After the best night’s sleep so far, we head out to get breakfast from The Butcher’s Nook, a recommendation from the friendly faces at the motel reception. It’s a restaurant fan by a local community of Amish, serving hearty American classics and freshly baked doughnuts, pastries and bread. We order a mix of the pastries and sit in their large dining hall as we eat them, saving some for later - they are made from scratch every morning and you can really taste the difference (that should get Sainsbury’s lawyers on the phone).
As we begin the drive we were supposed to complete yesterday, we start moving into a noticeably rural area - this coincides with an increasing frequency of Trump banners and flags, a very visual reminder that for large parts of the USA, the 45th president is still a very important and very relevant figure. But that’s something for another post.
We arrive at Columbia Falls, a town that marks the entrance to the Glacier National Park and where we’ll be staying tonight - in the meantime we take a drive into the national park and veer off when we see a sign for Hungry Horse dam. As we make our way through snowy, weaving roads, we glimpse a damn that evokes the opening scenes of Goldeneye - the atmosphere is amazing, with wispy mists floating through the valley, obscuring the massive arc of the dam itself.

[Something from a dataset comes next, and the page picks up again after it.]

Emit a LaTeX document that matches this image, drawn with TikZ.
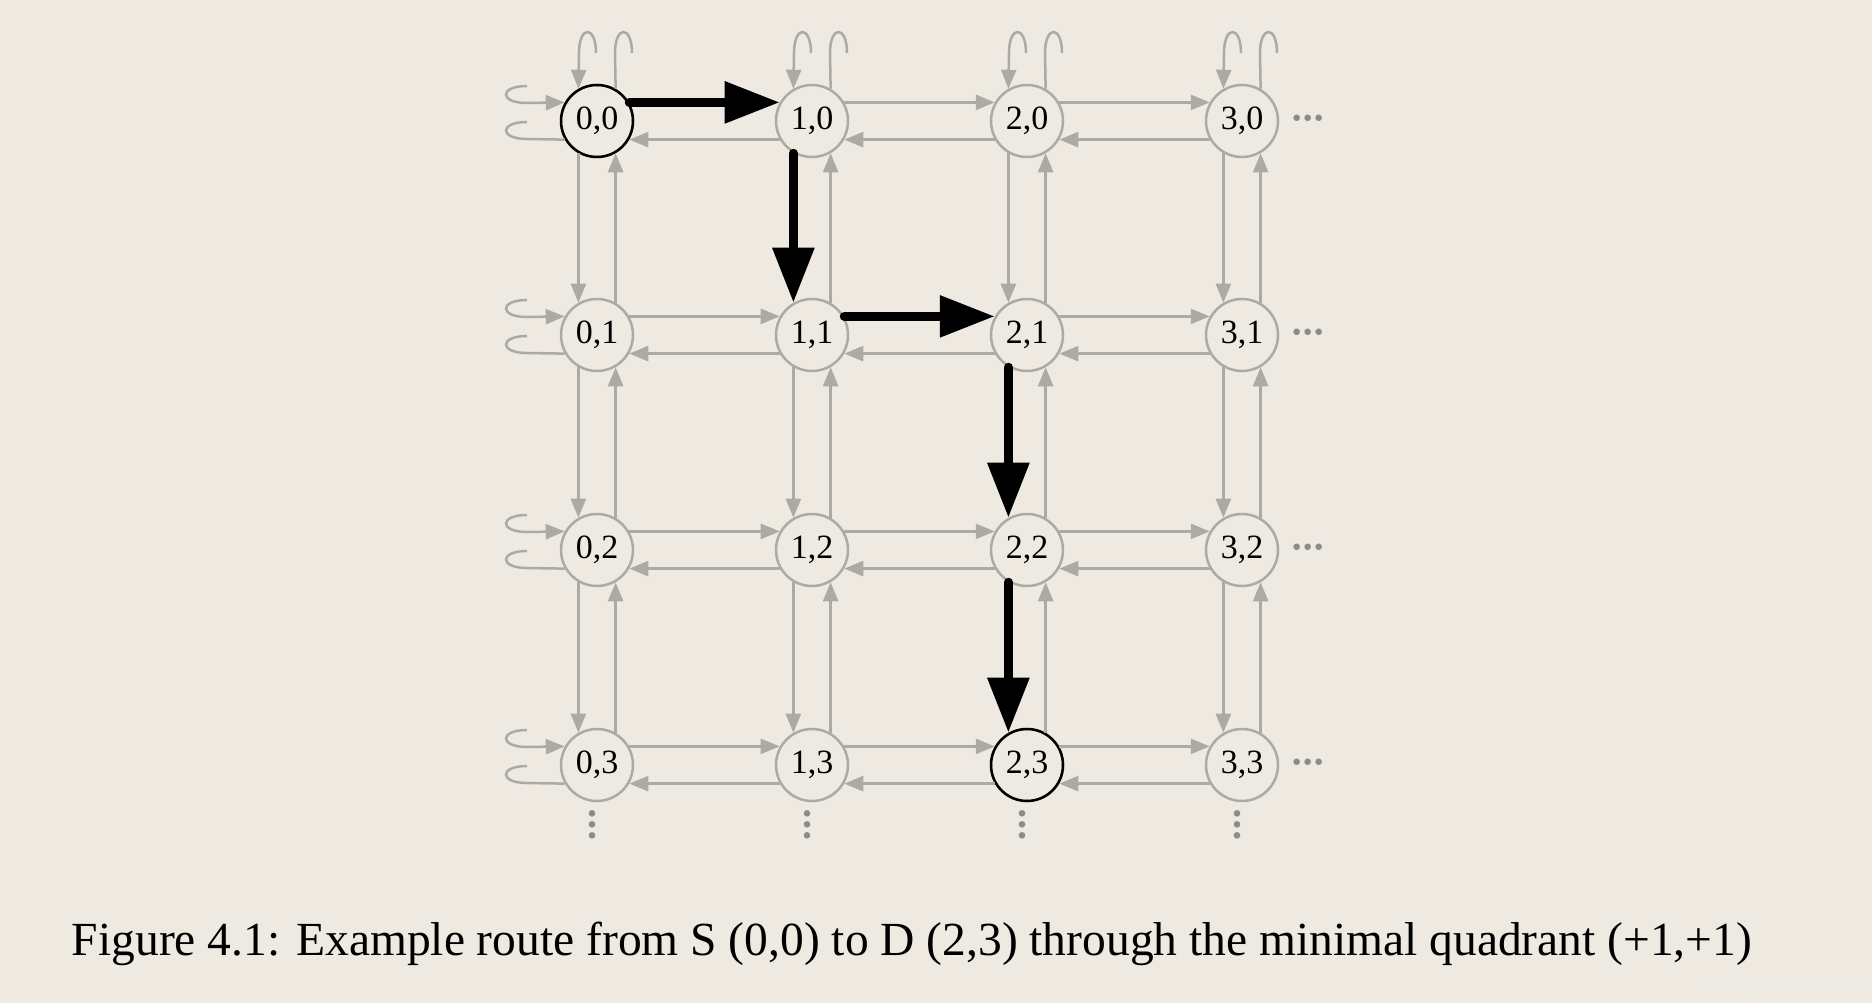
\documentclass[tikz,border=0pt]{standalone}
\usepackage{fontspec}
\setmainfont{Liberation Serif}
\newfontfamily\cjk{Noto Sans CJK SC}
\usetikzlibrary{arrows.meta,calc}
\definecolor{bg}{HTML}{EEEAE2}
\definecolor{eg}{HTML}{ADAAA3}
\definecolor{dg}{HTML}{8E8B86}
\begin{document}
\begin{tikzpicture}[x=1pt,y=1pt,
  nd/.style={circle,draw=eg,line width=2.5pt,minimum size=72pt,inner sep=0pt,font=\fontsize{34}{34}\selectfont},
  ga/.style={draw=eg,line width=2.5pt,-{Triangle[length=19pt,width=15pt]}},
  gl/.style={draw=eg,line width=2.5pt},
  ba/.style={draw=black,line width=9pt,line cap=round,-{Triangle[length=55pt,width=40pt]}},
  dots/.style={text=dg,inner sep=0pt,font=\fontsize{40}{40}\selectfont\bfseries}]
\fill[bg] (0,0) rectangle (1872,-1003);
\useasboundingbox (0,0) rectangle (1872,-1003);
\foreach \i/\x in {0/597,1/812,2/1027,3/1242}
  \foreach \j/\y in {0/-121,1/-335,2/-550,3/-765}
    \node[nd] (n\i\j) at (\x,\y) {\i,\j};
\node[nd,draw=black] at (n00) {};
\node[nd,draw=black] at (n23) {};
% horizontal edges
\foreach \j in {0,1,2,3}{
  \foreach \a/\b in {0/1,1/2,2/3}{
    \draw[ga] (n\b\j.210) -- (n\a\j.330);
  }
  \draw[ga] (n2\j.30) -- (n3\j.150);
}
\draw[ga] (n10.30) -- (n20.150);
\draw[ga] (n01.30) -- (n11.150);
\draw[ga] (n02.30) -- (n12.150);
\draw[ga] (n03.30) -- (n13.150);
\draw[ga] (n12.30) -- (n22.150);
\draw[ga] (n13.30) -- (n23.150);
% vertical edges
\foreach \i in {0,1,2,3}{
  \foreach \a/\b in {0/1,1/2,2/3}{
    \draw[ga] (n\i\b.60) -- (n\i\a.300);
  }
}
\foreach \i/\a/\b in {0/0/1,0/1/2,0/2/3,1/1/2,1/2/3,2/0/1,3/0/1,3/1/2,3/2/3}
  \draw[ga] (n\i\a.240) -- (n\i\b.120);
% black route
\draw[ba] (n00.30) -- (n10.150);
\draw[ba] (n10.240) -- (n11.120);
\draw[ba] (n11.30) -- (n21.150);
\draw[ba] (n21.240) -- (n22.120);
\draw[ba] (n22.240) -- (n23.120);
% left loops
\foreach \j in {0,1,2,3}{
  \draw[ga] ($(n0\j.center)+(-70,35)$) .. controls +(-28,0) and +(-28,0) .. ($(n0\j.center)+(-70,18)$) -- (n0\j.150);
  \draw[gl] (n0\j.210) -- ($(n0\j.center)+(-70,-18)$) .. controls +(-28,0) and +(-28,0) .. ($(n0\j.center)+(-70,-1)$);
}
% top loops
\foreach \i in {0,1,2,3}{
  \draw[ga] ($(n\i0.center)+(-1,68)$) .. controls +(0,28) and +(0,28) .. ($(n\i0.center)+(-18,68)$) -- (n\i0.120);
  \draw[gl] (n\i0.60) -- ($(n\i0.center)+(18,68)$) .. controls +(0,28) and +(0,28) .. ($(n\i0.center)+(35,68)$);
}
% dots
\foreach \j in {0,1,2,3}
  \node[dots] (h\j) at ($(n3\j.center)+(66,-2)$) {\textperiodcentered\kern-2pt\textperiodcentered\kern-2pt\textperiodcentered};
\foreach \i in {0,1,2,3}
  \node[dots,align=center,font=\fontsize{40}{11}\selectfont\bfseries] (v\i) at ($(n\i3.center)+(-5,-60)$) {.\\.\\.};
\node[font=\fontsize{47.5}{47.5}\selectfont] (cap) at (912,-944) {Figure 4.1: Example route from S (0,0) to D (2,3) through the minimal quadrant (+1,+1)};
\node[anchor=south east,text=white!85!gray,font=\fontsize{17}{17}\selectfont\cjk] (wm) at (1864,-998) {CSDN @正在輸入......};
\end{tikzpicture}
\end{document}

We park up and walk towards the dam, stopping to look over the huge void it makes into the valley, seemingly the only people around - that is until a door in one of the access tower opens and almost pitches my companion over the edge of the dam.
Once we get to the other side, it seems like there’s a snowed-out road that is used by the locals in the winter as a snow-mobile track which winds deeper upstream into the valley. We decide to walk along a ways, as it’s a beautiful afternoon and we want to stretch our legs after yesterday, but decide to leave the snowshoes in the car - this isn’t too much of an oversight as the way is pretty compacted and it’s easy enough to make progress in just our boots. We end up walking quite a long way into the valley, which is filled by an artificial lake as a result of the dam, and is lined with needle thin, needle-free pine trees that appear to have been charred - perhaps by a wildfire in the summer months. Mist pours over the top of the dam like a waterfall moving backwards and everything is perfectly silhouetted against the muted sky.
After a few hours, and a conversation with a man on a snow-mobile (rather ominously, he said we were ‘very brave’ for walking on the track in boots), we head back to the car as the mists really settle in and drive back to our hotel - we’re planning on staying here for a couple of nights, our first ‘long stay’ of the trip. We drop off our stuff and head back out to find some dinner - this leads to the Gunsight Bar, which serves a decent sandwich but has one of the weirdest pub quizzes I’ve ever witnessed underway when we arrive. The round we’d missed had answers that included Osama Bin Laden, Pol Pot and Nagasaki, just to give you a flavour of the tone - it left us wondering what the hell the theme of the quiz was in the first instance. That said, we enter the picture round and absolutely crush the answers - we’re so confident that we hand in our paper early, assured of our victory. We are therefore pretty angry when the host tells us on his amble to the bar that we only got 9/10, despite getting every question right.
We leave with an indignant flourish at this travesty of quiz-based justice, and head to the supermarket for some supplies then head back to the hotel to get some rest before tomorrow’s first proper venture into Glacier. Should be fun.